Reitz, whose team did not slow its training routine in preparation for the meet, didn’t want to overstate the significance of the win. But he did make a logical conclusion.

“We handily defeated last year’s champion,” said Reitz, whose squad finished 19th in last season’s NCAA Championships. “So that means we’re competitive in this conference.”

Reitz returns most of last year’s top swimmers, including Mountain West swimmer of the year Cody Roberts. The junior sprinter won three individual events in last year’s league meet and was one of eight UNLV swimmers to qualify for NCAA competition.

Other top returners include senior backstroke and freestyle specialist Andrew Morrell, sophomore breaststroke phenom David Szele and senior All-America sprinter Steven Nelms.

Reitz said he also will look for strong performances from sophomore Giacomo Gremizzi, who won the 400-yard individual medley championship in the spring despite suffering with a cracked pelvis for much of the season.

Reitz noted that he also has a promising freshman class, led by 100 butterfly specialist Coleman Allen.

“Coleman could make the (2012) Olympic team,” Reitz said. “He’s a long shot, but he’s that good.”

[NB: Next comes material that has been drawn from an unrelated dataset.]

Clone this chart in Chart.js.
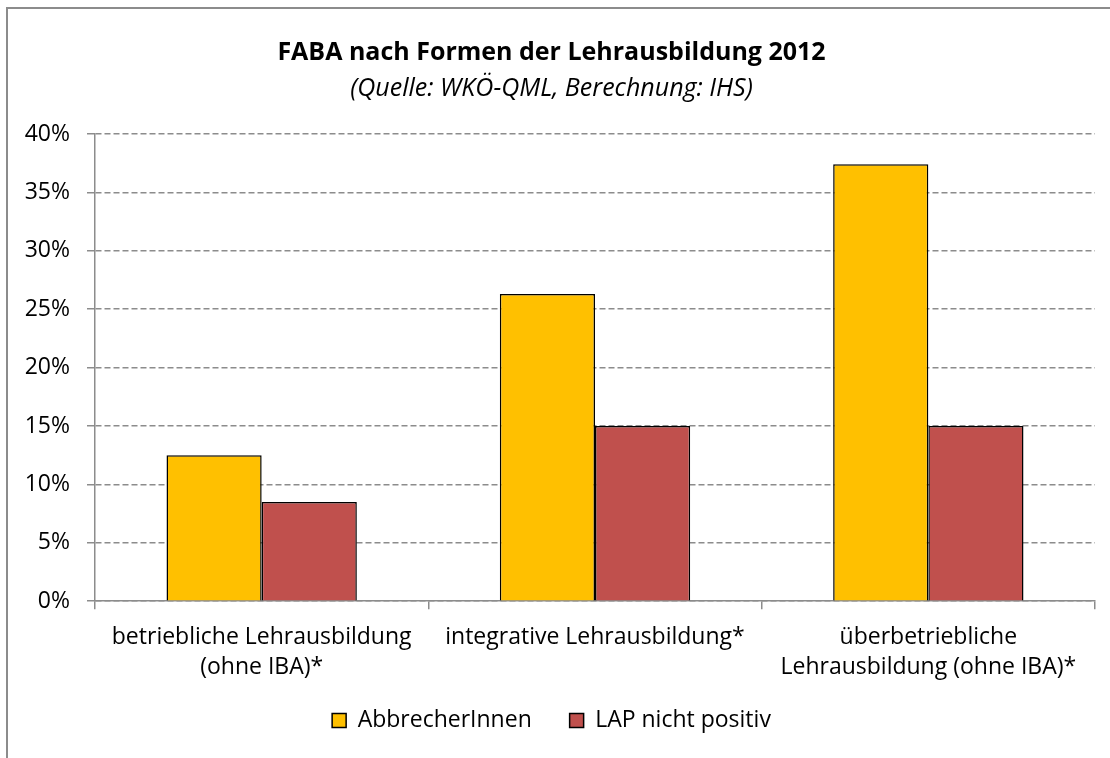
<!DOCTYPE html>
<html>
<head>
<meta charset="utf-8">
<script src="https://cdn.jsdelivr.net/npm/chart.js@4/dist/chart.umd.min.js"></script>
<style>
	body { margin: 0; background: #fff; }
	#wrap { position: relative; width: 1110px; height: 758px; overflow: hidden; }
	#frame { position: absolute; left: 6px; top: 7px; width: 1200px; height: 800px; border: 2px solid #8c8c8c; pointer-events: none; }
	canvas { position: absolute; left: 0; top: 0; }
</style>
</head>
<body>
<div id="wrap">
	<canvas id="generatedChart" width="1110" height="758"></canvas>
	<div id="frame"></div>
</div>
<script>
//chart data
var chart_labels = [
	['betriebliche Lehrausbildung', '(ohne IBA)*'],
	['integrative Lehrausbildung*'],
	['überbetriebliche', 'Lehrausbildung (ohne IBA)*']
];
var series_names = ['AbbrecherInnen', 'LAP nicht positiv'];
var abbrecher = [12.5, 26.3, 37.4];
var lap_nicht_positiv = [8.5, 15.0, 15.0];
var y_ticks = [0, 5, 10, 15, 20, 25, 30, 35, 40];

var font_family = "'Open Sans', Lato, sans-serif";
var grid_gray = '#8c8c8c';

Chart.defaults.color = '#000';
Chart.defaults.font.family = font_family;

var ctx = document.getElementById('generatedChart');
var myChart = new Chart(ctx, {
	type: 'bar',
	data: {
		labels: chart_labels,
		datasets: [{
			label: series_names[0],
			data: abbrecher,
			backgroundColor: '#FFC000',
			borderColor: '#000',
			borderWidth: 1.5
		}, {
			label: series_names[1],
			data: lap_nicht_positiv,
			backgroundColor: '#C0504D',
			borderColor: '#000',
			borderWidth: 1.5
		}]
	},
	options: {
		responsive: false,
		animation: false,
		devicePixelRatio: 1,
		datasets: {
			bar: { categoryPercentage: 0.571, barPercentage: 1 }
		},
		layout: {
			padding: { left: 8, right: 15, top: 13, bottom: 16 }
		},
		plugins: {
			tooltip: { enabled: false },
			title: {
				display: true,
				text: 'FABA nach Formen der Lehrausbildung 2012',
				font: { size: 25, weight: 'bold' },
				padding: { top: 25, bottom: 6 }
			},
			subtitle: {
				display: true,
				text: '(Quelle: WKÖ-QML, Berechnung: IHS)',
				font: { size: 25, style: 'italic' },
				padding: { top: 0, bottom: 30 }
			},
			legend: {
				position: 'bottom',
				labels: {
					boxWidth: 14,
					boxHeight: 14,
					padding: 14,
					font: { size: 23 },
					//wider gap between the two entries, like the original
					generateLabels: function(chart) {
						var items = Chart.defaults.plugins.legend.labels.generateLabels(chart);
						items.forEach(function(item, i) {
							item.lineWidth = 1.5;
							if(i < items.length - 1) { item.text = item.text + '    '; }
						});
						return items;
					}
				}
			}
		},
		scales: {
			x: {
				grid: {
					offset: true,
					drawOnChartArea: false,
					color: grid_gray,
					lineWidth: 1.5,
					tickLength: 8
				},
				border: { color: grid_gray, width: 1.5 },
				ticks: {
					font: { size: 23, lineHeight: 1.3 },
					padding: 13,
					maxRotation: 0
				}
			},
			y: {
				min: 0,
				max: 40,
				afterFit: function(scale) { scale.width = 87; },
				afterBuildTicks: function(scale) {
					scale.ticks = y_ticks.map(function(v) { return { value: v }; });
				},
				grid: {
					color: grid_gray,
					lineWidth: 1.5,
					tickLength: 8
				},
				border: { color: grid_gray, width: 1.5, dash: [6, 3] },
				ticks: {
					font: { size: 23 },
					padding: 17,
					callback: function(v) { return v + '%'; }
				}
			}
		}
	}
});
</script>
</body>
</html>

Including his traditionally dominant relay teams, Reitz foresees the possibility of sending several men to the NCAA meet again this season.

“I won’t be satisfied if we don’t send at least eight,” the coach said.

The women’s team, which remains in the Mountain West Conference, will be young but deep. Though the league’s coaches recently chose the Rebels to finish fourth in their annual poll, Reitz thinks his squad has an outside chance of winning a league championship.

“We could surprise some people this year,” he said. “It’s a little early to tell. We’ve got some people coming in that nobody thought about until our first meet.”

Though the women opened their season with a 171-124 loss to San Diego State on Oct. 8, Reitz noted that the Aztecs were picked to win the conference.

The coach returns junior Brittany Ozar and sophomores Rachel Dixon, Katelyne Herrington and Jessica Heim, and he also believes several newcomers could help make an impact.

Freshman Jessica Marsh won the 200 free and the 500 free against San Diego State, and freshman Natalie Sanchez is making strides in the breaststroke events.

“They’re going to score a lot of points for us,” Reitz said.

The women will join the men Friday as both teams travel to face Arizona.